## Written task
Take every line from the first down to the line with "plt.rcParams['font.family'] = ['Liberation" and set it down exactly, without the pictures.
• • • • • • •
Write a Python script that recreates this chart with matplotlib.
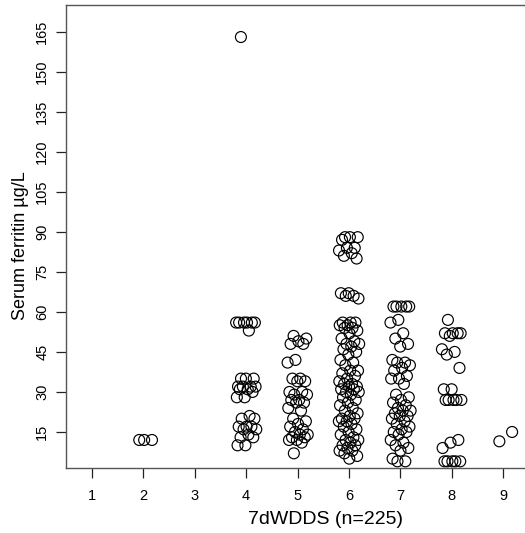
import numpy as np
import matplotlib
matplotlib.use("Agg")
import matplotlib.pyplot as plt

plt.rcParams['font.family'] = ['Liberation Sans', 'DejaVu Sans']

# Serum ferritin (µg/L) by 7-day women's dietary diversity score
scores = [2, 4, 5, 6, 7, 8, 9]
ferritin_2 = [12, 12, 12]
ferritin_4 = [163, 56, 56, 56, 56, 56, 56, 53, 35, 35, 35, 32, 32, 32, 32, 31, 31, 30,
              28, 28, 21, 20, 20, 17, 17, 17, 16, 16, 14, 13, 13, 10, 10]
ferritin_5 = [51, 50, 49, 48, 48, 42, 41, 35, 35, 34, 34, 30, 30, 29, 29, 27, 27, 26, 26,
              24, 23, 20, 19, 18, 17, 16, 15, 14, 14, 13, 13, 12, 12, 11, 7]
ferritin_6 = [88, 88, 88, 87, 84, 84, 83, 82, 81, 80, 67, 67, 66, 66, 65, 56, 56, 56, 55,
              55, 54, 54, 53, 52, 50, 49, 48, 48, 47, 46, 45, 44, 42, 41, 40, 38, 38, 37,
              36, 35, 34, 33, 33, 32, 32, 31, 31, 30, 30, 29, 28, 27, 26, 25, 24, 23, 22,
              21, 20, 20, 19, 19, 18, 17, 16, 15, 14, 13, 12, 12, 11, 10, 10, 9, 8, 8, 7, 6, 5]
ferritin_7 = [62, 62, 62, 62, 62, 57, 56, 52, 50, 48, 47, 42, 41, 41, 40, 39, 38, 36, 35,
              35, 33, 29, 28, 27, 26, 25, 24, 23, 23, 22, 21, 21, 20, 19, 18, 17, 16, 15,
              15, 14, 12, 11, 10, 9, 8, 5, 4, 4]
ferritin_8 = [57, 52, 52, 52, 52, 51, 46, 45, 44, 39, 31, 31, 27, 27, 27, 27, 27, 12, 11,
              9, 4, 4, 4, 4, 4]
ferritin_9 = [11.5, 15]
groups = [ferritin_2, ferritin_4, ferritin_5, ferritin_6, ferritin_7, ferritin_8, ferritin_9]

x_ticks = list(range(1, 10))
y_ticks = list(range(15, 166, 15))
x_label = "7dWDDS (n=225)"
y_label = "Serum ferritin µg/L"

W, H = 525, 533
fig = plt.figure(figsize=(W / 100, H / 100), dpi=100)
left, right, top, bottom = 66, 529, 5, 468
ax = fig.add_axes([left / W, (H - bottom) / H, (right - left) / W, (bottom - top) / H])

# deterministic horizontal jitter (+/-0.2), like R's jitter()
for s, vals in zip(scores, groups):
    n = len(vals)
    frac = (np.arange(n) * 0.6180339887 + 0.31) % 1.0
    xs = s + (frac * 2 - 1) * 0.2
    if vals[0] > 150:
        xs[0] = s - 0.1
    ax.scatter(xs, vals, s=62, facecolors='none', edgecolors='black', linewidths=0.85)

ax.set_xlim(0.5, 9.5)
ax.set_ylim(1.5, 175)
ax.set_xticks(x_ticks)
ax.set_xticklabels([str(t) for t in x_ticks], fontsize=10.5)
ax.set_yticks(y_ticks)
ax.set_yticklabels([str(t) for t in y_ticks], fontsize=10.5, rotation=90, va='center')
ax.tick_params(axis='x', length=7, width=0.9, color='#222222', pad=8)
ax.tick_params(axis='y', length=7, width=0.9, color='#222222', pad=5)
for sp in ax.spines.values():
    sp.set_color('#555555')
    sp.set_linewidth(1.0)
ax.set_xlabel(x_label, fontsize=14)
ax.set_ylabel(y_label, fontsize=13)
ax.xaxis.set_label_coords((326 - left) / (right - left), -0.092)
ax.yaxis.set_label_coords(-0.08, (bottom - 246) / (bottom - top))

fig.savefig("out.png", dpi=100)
• • • • • • •
## The answer
Write a Python script that recreates this chart with matplotlib.
import numpy as np
import matplotlib
matplotlib.use("Agg")
import matplotlib.pyplot as plt

plt.rcParams['font.family'] = ['Liberation Sans', 'DejaVu Sans']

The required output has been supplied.